While the nation’s unemployment rate dipped to 6.1% in June, which was heralded as substantial progress, the jobless rate in several of cities in California is double, or even triple, this national number. Because of the dynamics of the economy in this region, that is unlikely to improve, even with the help of state or federal government programs.
The unemployment rate in El Centro was 21.1% in May. It has the unfortunate distinction of being the largest city in Imperial Country, which is at the center of the agricultural part of the region’s economy. Drought has battered the industry, which employs roughly half of the county’s residents. Forecasts have the drought in the area persisting for years, if water cannot be pumped in from other places.
Farther north, the unemployment rate in Yuba City is 13%. It is also an agriculture center. The jobs situation there has become so difficult that the largest employers in the area are now the state and local governments.

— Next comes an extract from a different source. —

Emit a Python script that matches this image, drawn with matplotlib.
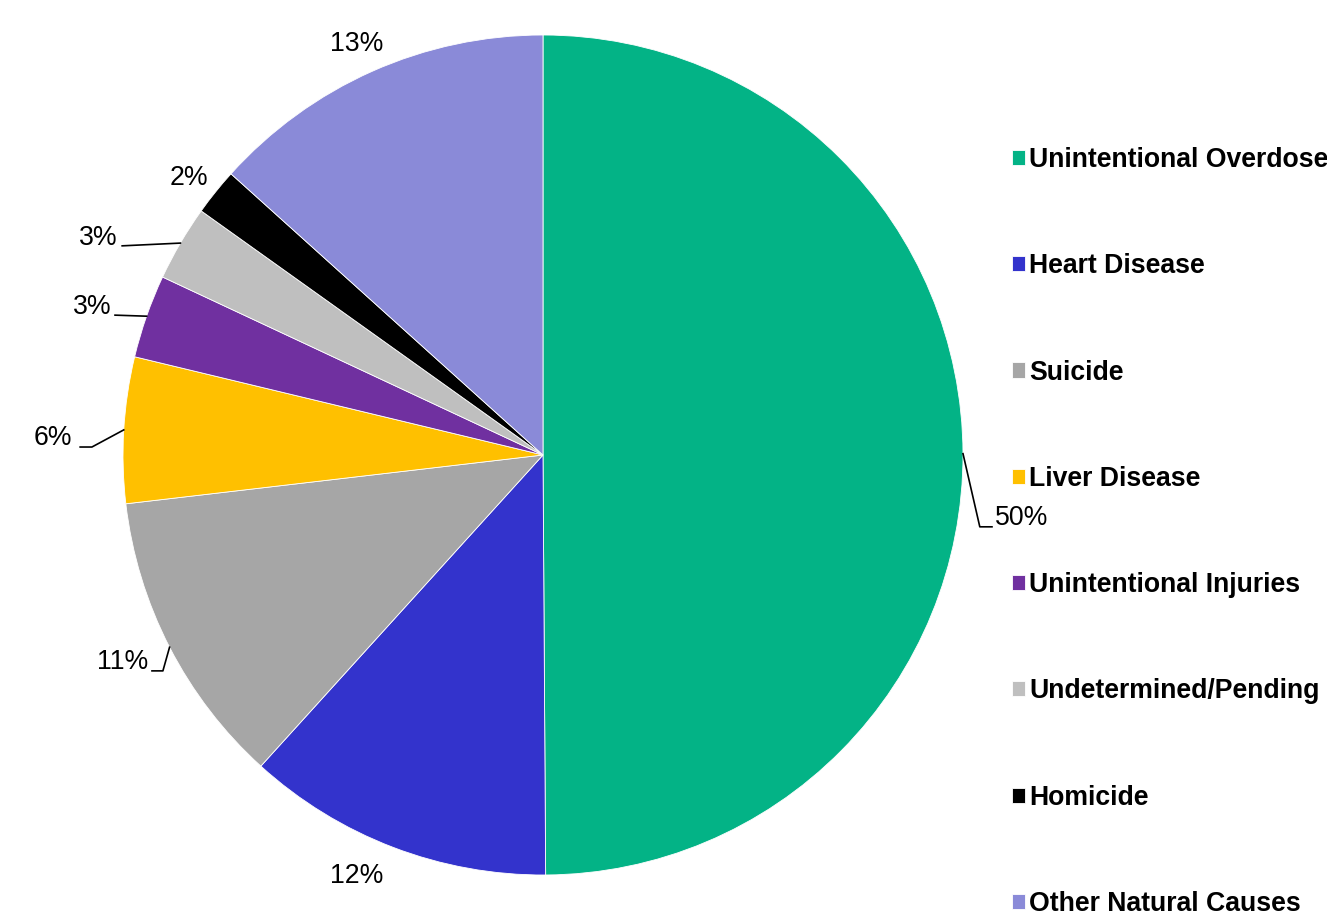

Merced, where unemployment was 12.5% in May, is not far south of Yuba City. Visalia-Porterville, where unemployment is 11.6% is close by as well, as are Hanford-Corcoran, where the unemployment rates is 11.2%; Modesto, where it is 11.1%; Fresno where it is 10.5%; and Stockton where the figure is 10.3%. Eight of the U.S. cities with the highest unemployment rates are located within this area. Several of these cities, primarily Stockton, have been part of the huge real estate collapse that happened throughout much of California, putting people in several industries, particularly construction, out of work.
The extent to which the problems these cities face are beyond what they can repair themselves is the extent to which unemployment will persist in them long term, well into this decade, and perhaps into next.